Statutory considerations. Things are a bit clearer on the statutory side. In 2014, the legislature enacted G.S. 15A-300.1, entitled “restrictions on use of unmanned aircraft systems.” The statute generally prohibits anyone from “conduct[ing] surveillance” of a person, an occupied dwelling or its curtilage, or private property, without consent. It contains several exceptions for law enforcement, including surveillance with a warrant, under exigent circumstances, or of “gatherings to which the general public is invited.” It also allows an officer operating a drone “[t]o conduct surveillance in an area that is within a law enforcement officer’s plain view when the officer is in a location the officer has a legal right to be.” It includes a suppression remedy and creates a civil cause of action in case of violations.

This statute indicates that, as a general matter, warrantless drone surveillance is impermissible. Still, I can imagine at least two arguments that the state, or a law enforcement agency, could make regarding a drone overflight like the one described at the beginning of this post.

The first is that a brief, one-time flyover is not “surveillance” and so is not covered by the statute at all. A dictionary definition of “surveillance” is “continuous observation of a place, person, group or ongoing activity in order to gather information.” Is a drone overflight “continuous”? It certainly is nothing like the hours or days of visual surveillance that officers sometimes conduct in drug investigations. But in far different contexts, some courts have found that there is no fixed minimum length of time before presence and observation becomes “surveillance.” See, e.g., People v. Curtis, 820 N.E.2d 1116 (Ill. Ct. App. 2004) (holding, in a case in which the defendant was convicted of stalking by surveillance, that “there was no minimum period of time that defendant was required to remain present outside [the victim’s] car . . . in order for his actions to constitute surveillance”).

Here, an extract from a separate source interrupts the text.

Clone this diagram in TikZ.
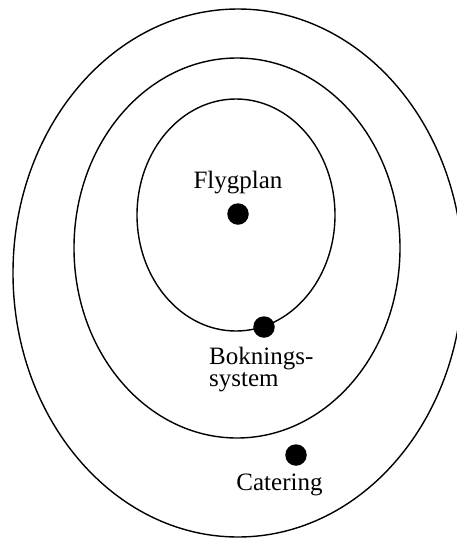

The second argument would be that the statutory plain view exception applies. This argument would depend on where the drone operator was located and what he or she could see, but suppose that the operator could see part of the parcel in question from his or her vantage point. Would that be enough to render the entire parcel part of the “area” that is within the officer’s plain view? That seems like a stretch to me, but the more the operator is able to see the more feasible the argument may become.

A related question, not raised by this case as far as I know, is whether an officer could fly a drone up over public land (or private land with the owner’s consent) and look from there onto adjoining private property. I don’t think the Fourth Amendment would prohibit that, as the plain view doctrine would apply: the drone would be in a place that it had a right to be. But under the statute as written, I think such activity would be impermissible if it amounted to “surveillance” as described above.

Further reading. If you can’t get enough drone law, check out my prior posts here, here, and here. There’s also a helpful recent law review article that addresses both law enforcement drones and drones operated by public code enforcement agencies. See Gregory S. McNeal et al., Warrantless Operations of Public Use Drones: Considerations for Government Agencies, 44 Fordham Urb. L. J. 703 (2017).

7 comments on “Warrantless Use of Drones

  1. I’d say we can’t use a drone without a warrant to see anywhere we can’t see unaided, as a general rule. If there’s a 6 foot privacy fence and police fly a drone over it, even one time, my belief is that’s the same as climbing the fence and trespassing to see what’s back there

  2. Well, after reading this, I can come up with other examples of how LE can “fly” over private property, like marijuana eradication flights by the SHP or National Guard. These pilots have been flying over public and private land for years and there have been a lot of arrest made. How many of these people have made this argument? I believe the drone is just an extension of the plane or helicopter. The difference, there are more drones than helicopters.

    • the drone is no different than an officer coming on the property. they can fly very low. they can fly at 5 or 6 ft.
      if a drone invades my yard its a trespasser. can I shoot it? can the police lower an officer by crane over my yard ? I don’t think so.

  3. There is no expectation of privacy from the air.

    • Most people do expect privacy in their own yards and home any point below 500ft, especially by hovering drones at low altitudes. The idea that you can see the earth from an orbiting satellite, is not the same as being able to see into soemone’s window using a drone hovering the same height as my window.
      Under this logic Mr. Peep N. Tommy while jumping up and down in a backyard while peering into your bathroom with a camera does not invade privacy, while he is in the air…but does when he is on the ground. I would expect privacy while Mr. Peep N Tom is off or on the ground.

  4. The General Assembly may want to amend NC GS 15A-300.1 as I see a few problems with the language in the statute. Although the state is certainly free to provide the citizens with statutory rights that exceed the rights provided under the 4th amendment, it makes little sense here. If this stolen property was located outside the curtilage, the police would be free to walk all over private property to locate and recover the stolen property without a warrant. Under NC GS 15A-300.1, a strict interpretation of the statute could render the use of a drone over private property that has no 4th amendment protection to be unlawful and potentially result in suppressed evidence. Why exclude the use of a drone over private property when the legal alternative is to physically trespass on the land to conduct the search? There may be features of the terrain that would be dangerous for a law enforcement officer to physically walk on particularly at night and thus the use of the drone to confirm the presence of illegal items before deciding to make the trip would be beneficial.

    For the record, I believe a valid argument could made that a one time fly over is not surveillance and I also believe the plain view exception found in the statute could be interpreted very liberally.

    • It is amazing that both the drone industry, and misguided drone enthusiasts, believe their ability to hover in low-altitude space has somehow usurped centuries of jurisprudence and property laws. Terrestrial laws for gravity-content humans should not be suspended due to technological advancement.
      Since private property extends up to 365 ft [see Causby v US court of claims(1937)], police surveillance above 365 ft is already legal. Obtaining a warrant BEFORE entering someone’s property (which includes the space below 365ft remains protocol whether police enter by foot, car or drone. Getting a warrant should remain the law.
      I the judge in this case is wise enough to have read and understood Orwell’s warnings.